begin Data lines

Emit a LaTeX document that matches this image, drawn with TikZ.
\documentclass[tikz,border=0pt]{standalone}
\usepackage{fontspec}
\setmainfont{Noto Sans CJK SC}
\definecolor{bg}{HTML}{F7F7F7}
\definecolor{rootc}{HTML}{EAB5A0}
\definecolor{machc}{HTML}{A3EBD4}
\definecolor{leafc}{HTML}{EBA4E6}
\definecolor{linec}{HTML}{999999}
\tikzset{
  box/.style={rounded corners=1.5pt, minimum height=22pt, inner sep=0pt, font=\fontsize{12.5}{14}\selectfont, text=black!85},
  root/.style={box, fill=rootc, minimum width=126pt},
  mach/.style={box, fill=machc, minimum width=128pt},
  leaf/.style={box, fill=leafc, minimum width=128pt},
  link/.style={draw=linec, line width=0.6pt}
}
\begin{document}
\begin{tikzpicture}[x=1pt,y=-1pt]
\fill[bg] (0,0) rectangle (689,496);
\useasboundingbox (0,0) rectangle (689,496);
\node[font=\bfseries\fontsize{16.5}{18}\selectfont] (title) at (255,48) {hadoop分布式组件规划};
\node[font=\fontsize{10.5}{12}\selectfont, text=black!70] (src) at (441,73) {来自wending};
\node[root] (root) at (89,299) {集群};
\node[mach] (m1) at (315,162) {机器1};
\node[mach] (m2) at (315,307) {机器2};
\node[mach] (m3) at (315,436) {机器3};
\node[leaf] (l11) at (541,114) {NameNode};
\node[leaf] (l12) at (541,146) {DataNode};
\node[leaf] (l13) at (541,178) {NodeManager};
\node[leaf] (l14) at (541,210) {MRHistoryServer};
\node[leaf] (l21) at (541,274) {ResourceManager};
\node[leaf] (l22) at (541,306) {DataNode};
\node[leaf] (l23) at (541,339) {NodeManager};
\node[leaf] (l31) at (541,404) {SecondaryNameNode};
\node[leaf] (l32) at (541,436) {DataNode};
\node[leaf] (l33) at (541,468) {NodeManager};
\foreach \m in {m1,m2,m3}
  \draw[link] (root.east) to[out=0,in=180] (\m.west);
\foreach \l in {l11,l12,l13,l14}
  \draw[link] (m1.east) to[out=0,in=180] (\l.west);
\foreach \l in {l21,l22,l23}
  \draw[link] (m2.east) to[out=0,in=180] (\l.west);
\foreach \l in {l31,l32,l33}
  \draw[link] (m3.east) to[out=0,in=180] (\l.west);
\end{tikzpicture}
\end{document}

end Data lines

■ Stated task
Each line of the material should be duplicated exactly, please.

■ Exercise response
Emit a LaTeX document that matches this image, drawn with TikZ.
\documentclass[tikz,border=0pt]{standalone}
\usepackage{fontspec}
\setmainfont{Noto Sans CJK SC}
\definecolor{bg}{HTML}{F7F7F7}
\definecolor{rootc}{HTML}{EAB5A0}
\definecolor{machc}{HTML}{A3EBD4}
\definecolor{leafc}{HTML}{EBA4E6}
\definecolor{linec}{HTML}{999999}
\tikzset{
  box/.style={rounded corners=1.5pt, minimum height=22pt, inner sep=0pt, font=\fontsize{12.5}{14}\selectfont, text=black!85},
  root/.style={box, fill=rootc, minimum width=126pt},
  mach/.style={box, fill=machc, minimum width=128pt},
  leaf/.style={box, fill=leafc, minimum width=128pt},
  link/.style={draw=linec, line width=0.6pt}
}
\begin{document}
\begin{tikzpicture}[x=1pt,y=-1pt]
\fill[bg] (0,0) rectangle (689,496);
\useasboundingbox (0,0) rectangle (689,496);
\node[font=\bfseries\fontsize{16.5}{18}\selectfont] (title) at (255,48) {hadoop分布式组件规划};
\node[font=\fontsize{10.5}{12}\selectfont, text=black!70] (src) at (441,73) {来自wending};
\node[root] (root) at (89,299) {集群};
\node[mach] (m1) at (315,162) {机器1};
\node[mach] (m2) at (315,307) {机器2};
\node[mach] (m3) at (315,436) {机器3};
\node[leaf] (l11) at (541,114) {NameNode};
\node[leaf] (l12) at (541,146) {DataNode};
\node[leaf] (l13) at (541,178) {NodeManager};
\node[leaf] (l14) at (541,210) {MRHistoryServer};
\node[leaf] (l21) at (541,274) {ResourceManager};
\node[leaf] (l22) at (541,306) {DataNode};
\node[leaf] (l23) at (541,339) {NodeManager};
\node[leaf] (l31) at (541,404) {SecondaryNameNode};
\node[leaf] (l32) at (541,436) {DataNode};
\node[leaf] (l33) at (541,468) {NodeManager};
\foreach \m in {m1,m2,m3}
  \draw[link] (root.east) to[out=0,in=180] (\m.west);
\foreach \l in {l11,l12,l13,l14}
  \draw[link] (m1.east) to[out=0,in=180] (\l.west);
\foreach \l in {l21,l22,l23}
  \draw[link] (m2.east) to[out=0,in=180] (\l.west);
\foreach \l in {l31,l32,l33}
  \draw[link] (m3.east) to[out=0,in=180] (\l.west);
\end{tikzpicture}
\end{document}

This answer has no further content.